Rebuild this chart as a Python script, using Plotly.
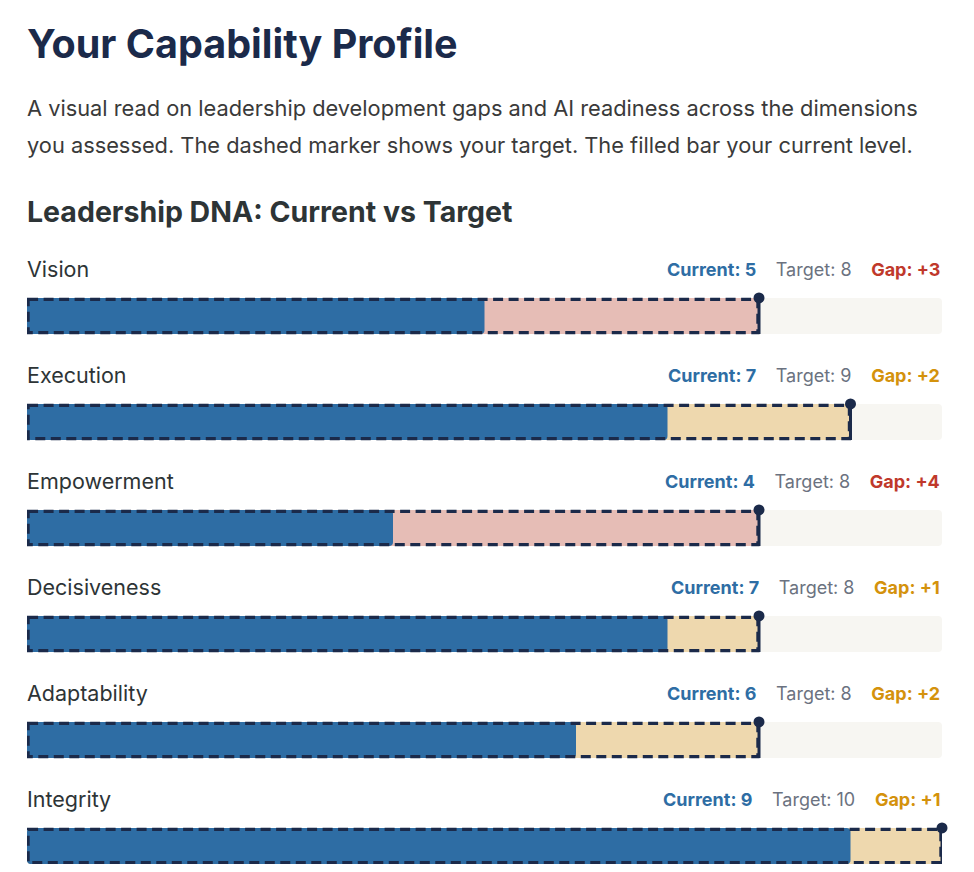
import plotly.graph_objects as go

dimensions = ["Vision", "Execution", "Empowerment", "Decisiveness", "Adaptability", "Integrity"]
current = [5, 7, 4, 7, 6, 9]
target = [8, 9, 8, 8, 8, 10]
scale_max = 10

title = "Your Capability Profile"
subtitle_lines = [
    "A visual read on leadership development gaps and AI readiness across the dimensions",
    "you assessed. The dashed marker shows your target. The filled bar your current level.",
]
section = "Leadership DNA: Current vs Target"

NAVY = "#1b2a4a"
BLUE = "#2e6da4"
TRACK = "#f7f6f2"
PINK = "#e6bdb6"
BEIGE = "#eed8ae"
GREY = "#6b7280"
RED = "#c0392b"
ORANGE = "#d4920c"
FONT = "Inter"

# page body margin offset (8px), figure sized to fit inside the 974x872 window
OFF = 8
W, H = 974 - 2 * OFF, 872 - 2 * OFF
row_px0, row_step = 316 - OFF, 106
y_top = -row_px0 / row_step
y_bot = (H - row_px0) / row_step
half = 0.17

rows = list(range(len(dimensions)))
gaps = [t - c for c, t in zip(current, target)]
gap_fill = [PINK if g >= 3 else BEIGE for g in gaps]
gap_text = [RED if g >= 3 else ORANGE for g in gaps]

fig = go.Figure()
fig.add_trace(go.Bar(orientation="h", y=rows, x=[scale_max] * len(rows), base=0,
                     width=2 * half, marker=dict(color=TRACK, line=dict(width=0)),
                     hoverinfo="skip", showlegend=False))
fig.add_trace(go.Bar(orientation="h", y=rows, x=target, base=0,
                     width=2 * half, marker=dict(color=gap_fill, line=dict(width=0)),
                     hoverinfo="skip", showlegend=False))
fig.add_trace(go.Bar(orientation="h", y=rows, x=current, base=0,
                     width=2 * half, marker=dict(color=BLUE, line=dict(width=0)),
                     hoverinfo="skip", showlegend=False))

for i, t in zip(rows, target):
    fig.add_shape(type="rect", xref="x", yref="y", x0=0.012, x1=t - 0.012, y0=i - half + 0.014, y1=i + half - 0.014,
                  line=dict(color=NAVY, width=3.2, dash="10px,5.5px"), fillcolor="rgba(0,0,0,0)",
                  layer="above")
    fig.add_trace(go.Scatter(x=[t, t], y=[i - half, i + half], mode="lines", cliponaxis=False,
                             line=dict(color=NAVY, width=3), hoverinfo="skip", showlegend=False))
    fig.add_trace(go.Scatter(x=[t], y=[i - half], mode="markers", cliponaxis=False,
                             marker=dict(color=NAVY, size=11), hoverinfo="skip", showlegend=False))

for i, name, c, t, g, gc in zip(rows, dimensions, current, target, gaps, gap_text):
    fig.add_annotation(xref="x", yref="y", x=0, y=i - 0.44, text=name, showarrow=False,
                       xanchor="left", yanchor="middle", xshift=-2,
                       font=dict(family=FONT, size=21.5, color="#2d3436"))
    txt = (f"<b><span style='color:{BLUE}'>Current: {c}</span></b>"
           f"<span style='color:{GREY}'>\u2003\u200aTarget: {t}\u2003\u200a</span>"
           f"<b><span style='color:{gc}'>Gap: +{g}</span></b>")
    fig.add_annotation(xref="x", yref="y", x=scale_max, y=i - 0.44, text=txt, showarrow=False,
                       xanchor="right", yanchor="middle",
                       font=dict(family=FONT, size=18, color=GREY))

fig.add_annotation(xref="paper", yref="paper", x=(25 - OFF) / W, y=1 - (44 - OFF) / H, text=f"<b>{title}</b>",
                   showarrow=False, xanchor="left", yanchor="middle",
                   font=dict(family=FONT, size=39.5, color=NAVY))
for k, line in enumerate(subtitle_lines):
    fig.add_annotation(xref="paper", yref="paper", x=(25 - OFF) / W, y=1 - (108 + 37 * k - OFF) / H, text=line,
                       showarrow=False, xanchor="left", yanchor="middle",
                       font=dict(family=FONT, size=21.8, color="#3a3a3a"))
fig.add_annotation(xref="paper", yref="paper", x=(25 - OFF) / W, y=1 - (211 - OFF) / H, text=f"<b>{section}</b>",
                   showarrow=False, xanchor="left", yanchor="middle",
                   font=dict(family=FONT, size=28.5, color="#2d3436"))

fig.update_layout(
    width=W, height=H, margin=dict(l=0, r=0, t=0, b=0),
    paper_bgcolor="white", plot_bgcolor="white",
    barmode="overlay", barcornerradius=4, showlegend=False,
    xaxis=dict(domain=[(27 - OFF) / W, (942 - OFF) / W], range=[0, scale_max], visible=False, fixedrange=True),
    yaxis=dict(domain=[0, 1], range=[y_bot, y_top], visible=False, fixedrange=True),
)

fig.write_html("out.html")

→ **WHAT YOU SHOULD DO**: Starting at the first line of the material, output exactly the lines up to and including the one with "scale_max = 10". Do not include the pictures.

→ **EXPECTED OUTPUT**:
Rebuild this chart as a Python script, using Plotly.
import plotly.graph_objects as go

dimensions = ["Vision", "Execution", "Empowerment", "Decisiveness", "Adaptability", "Integrity"]
current = [5, 7, 4, 7, 6, 9]
target = [8, 9, 8, 8, 8, 10]
scale_max = 10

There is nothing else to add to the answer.